Novick budged on a $200 monthly cap for wealthy Portlanders, settling on $75—which is much closer to the $50 Hales wanted. Both agreed to spend a little more than half of the new money on maintenance, bowing to the concerns, as we reported this morning, of the Portland Business Alliance. The PBA had wanted three quarters of the money spent on paving.

"This is something they can accept," Hales said of Portlanders, "even if it's not something they love. This is a much more bearable proposal."

That acceptance, however, is anything but certain—and with not much time before a public hearing November 20 and a vote in early December. Hales says he hopes he wins five votes. But Hales and Novick don't yet have a third vote and may have to make some further changes to their plan if they want that to change.

And there's the threat of a legal challenge, if not the threat of a fluoride-style ballot referral. The city has insisted it can pass an income tax without going to voters first. Not everyone agrees, as the Mercury was first to report this morning.

“We are looking into legal issues with these taxes. The Portland City Charter requires a vote of the people to implement any new tax. See Section 7-110," Paul Romain, lobbyist for the petroleum industry, told the Mercury in an email. Romain helped kill a 2008 effort to raise transportation money led by then-Commissioner Sam Adams. "Both of these assessments are taxes, and a vote is required.“

Update 3:30 PM: Romain is now telling reporters the city is correct. About its ability to pass the income tax absent a referendum. More importantly? He's also promising we'll have a referendum on the transportation revenue proposal whether Hales and Novick want one or not.

Also as we reported this afternoon, the Portland Business Alliance has said it "cannot support" the fee as currently constructed. But that's a step or two from saying it will actively work to oppose the fee or push for a referendum.///

Update 3:50 PM: Dana Haynes, spokesman for Mayor Charlie Hales, noted that Romain's threats of referral, as reported by Willamette Week, mentioned unnamed clients.

"For whom was he speaking? Who were those clients?" Haynes said.

Whoever they are, he went on, Hales would "love to meet them" and talk turkey. He said Hales poked his head into his office "not five minutes before" to make that clear.

"We're not in the business of not telling people about this plan," Haynes says. "We're excited about this plan."///

“We have worked closely with the city attorney's office and they have not identified any legal concerns about the proposal," replies Dylan Rivera, spokesman for the Bureau of Transportation.

But none of that will matter without support from the rest of the council.
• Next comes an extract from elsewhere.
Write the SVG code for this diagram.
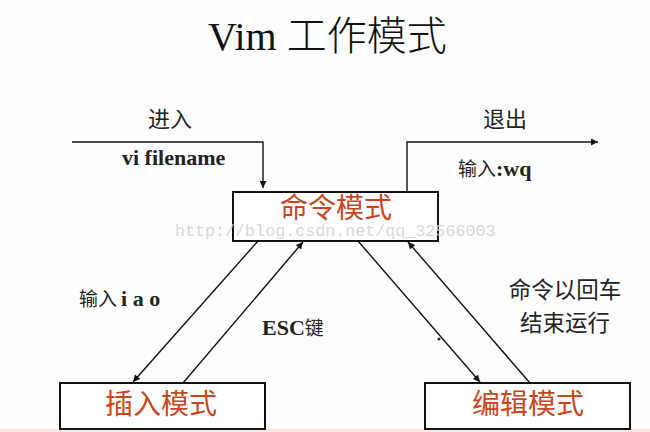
<svg xmlns="http://www.w3.org/2000/svg" width="650" height="432" viewBox="0 0 650 432">
<style>
.box{fill:#fff;stroke:#111;stroke-width:2}
.bt{font-family:"Noto Sans CJK SC",sans-serif;font-size:28px;fill:#c8461e;text-anchor:middle}
.lb{font-family:"Noto Sans CJK SC",sans-serif;fill:#222}
.en{font-family:"Liberation Serif",serif;font-weight:bold;fill:#222}
.ln{stroke:#111;stroke-width:1.4;fill:none}
</style>
<defs>
<marker id="ah" viewBox="0 0 10 10" refX="10" refY="5" markerWidth="9" markerHeight="7" markerUnits="userSpaceOnUse" orient="auto">
<path d="M0,0 L10,5 L0,10 Z" fill="#111"/>
</marker>
</defs>
<rect x="0" y="0" width="650" height="432" fill="#fdfdfd"/>
<rect x="0" y="429" width="650" height="3" fill="#fbe9df"/>
<text x="208" y="50" font-family="Liberation Serif,serif" font-size="40" fill="#111">Vim <tspan font-family="Noto Sans CJK SC,sans-serif" font-weight="300">工作模式</tspan></text>
<g id="connectors">
<polyline class="ln" points="72,142 263,142 263,188" marker-end="url(#ah)"/>
<polyline class="ln" points="407,191 407,142 598,142" marker-end="url(#ah)"/>
<line class="ln" x1="258" y1="241" x2="133" y2="382" marker-end="url(#ah)"/>
<line class="ln" x1="183" y1="383" x2="303" y2="242" marker-end="url(#ah)"/>
<line class="ln" x1="358" y1="241" x2="480" y2="382" marker-end="url(#ah)"/>
<line class="ln" x1="530" y1="383" x2="408" y2="242" marker-end="url(#ah)"/>
<circle cx="439" cy="339" r="1.5" fill="#222"/>
</g>
<g id="labels">
<text class="lb" x="170" y="127" font-size="22" text-anchor="middle">进入</text>
<text class="en" x="122" y="165" font-size="22">vi filename</text>
<text class="lb" x="505" y="127" font-size="22" text-anchor="middle">退出</text>
<text class="lb" x="458" y="176" font-size="19">输入<tspan class="en" font-size="22">:wq</tspan></text>
<text class="lb" x="79" y="306" font-size="19">输入<tspan class="en" font-size="22" dx="4">i a o</tspan></text>
<text class="en" x="262" y="335" font-size="22">ESC<tspan class="lb" font-weight="normal" font-size="19">键</tspan></text>
<text class="lb" x="565" y="298" font-size="22.5" text-anchor="middle">命令以回车</text>
<text class="lb" x="565" y="331" font-size="22.5" text-anchor="middle">结束运行</text>
</g>
<g id="cmd">
<rect class="box" x="233" y="192" width="205" height="49"/>
<text class="bt" x="336" y="218" font-size="27">命令模式</text>
</g>
<g id="insert">
<rect class="box" x="60" y="383" width="205" height="46"/>
<text class="bt" x="161" y="414">插入模式</text>
</g>
<g id="edit">
<rect class="box" x="425" y="383" width="205" height="46"/>
<text class="bt" x="528" y="414">编辑模式</text>
</g>
<text x="175" y="236" font-family="Liberation Mono,monospace" font-size="16.7" fill="#cfcfcf" fill-opacity="0.85">http://blog.csdn.net/qq_32566003</text>
</svg>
Commissioner Amanda Fritz, positioned as the third vote for the original plan, hasn't said she'll support this new idea yet, even though she allows it's "much improved" and is "glad" an income tax has been cooked in. She's worried about "burdensome" taxes for people who make the least and says she wants to see if Portlanders would support adding some higher-end, "truly progressive" brackets to the tax formula—maybe, she says, charging more for people who make $400,000 and $1 million.

"As usual," she says, "I'll be waiting to hear what Portlanders have to say about it."

The proposed income tax rates.
  • The proposed income tax rates.

It's also unclear whether the new plan will win support from Commissioners Dan Saltzman and Nick Fish, both of whom irked Hales and Novick in May by insisting on a public vote. Saltzman wasn't available for comment. But Fish, after the press conference, said he hadn't even seen the new proposal yet.

"My guess," he said, after hearing from reporters what was announced, "is we're still in a position of this should be referred."

Hales sounded hopeful tones during the press conference when asked if he'd lined up votes yet.

"We hope there will be five votes to pass it," he said. "No one has made a hard commitment that we're prepared to translate here today. But we believe there will be support on the council."

Novick and Hales, joined by Transportation Director Leah Treat, made a familiar case for the new revenue, citing the $91 million the city would need to spend every year for 10 years to catch up on its deferred paving maintenance—not including money for safety improvements and other livability nhancements also captured in their plan.

Neither the state nor the federal government have raised their gas taxes in years (although Salem might finally be in a position to do so next year, with a stronger Democratic majority). And Portland, Hales said, let recessions and Measure 5's tax limit drain its own allotments for maintenance. (Hales, of course, was on the council from 1993 to 2002 and helped preside over much of the period of disinvestment he now laments.)

Treat said the new money spent on paving would save the city $650 million in future road rebuilds, most of that on busy streets. And Novick read from a list of some of the safety projects expected to be funded in the next three years, including fixes to NE/SE 122nd that would presage frequent bus service upgrades by Trimet. Some 40 percent of the money on safety projects in the next three years would be spent in East Portland.

Hales also reminded everyone that he's proposed, in this fall's budget adjustment documents, puring an additional $2 million from the city's general fund into PBOT's capital budget for maintenance work. He's also suggested paying the startup costs for the new plan from the city's general fund.

But he stopped short of promising more ongoing money in next year's budget, pointing to hope the state and the feds might step up.

"We're here because we have to be here," Hales said. "We own these streets and we own these unmet needs and it's time to get on with it."

—Dirk VanderHart contributed to this report.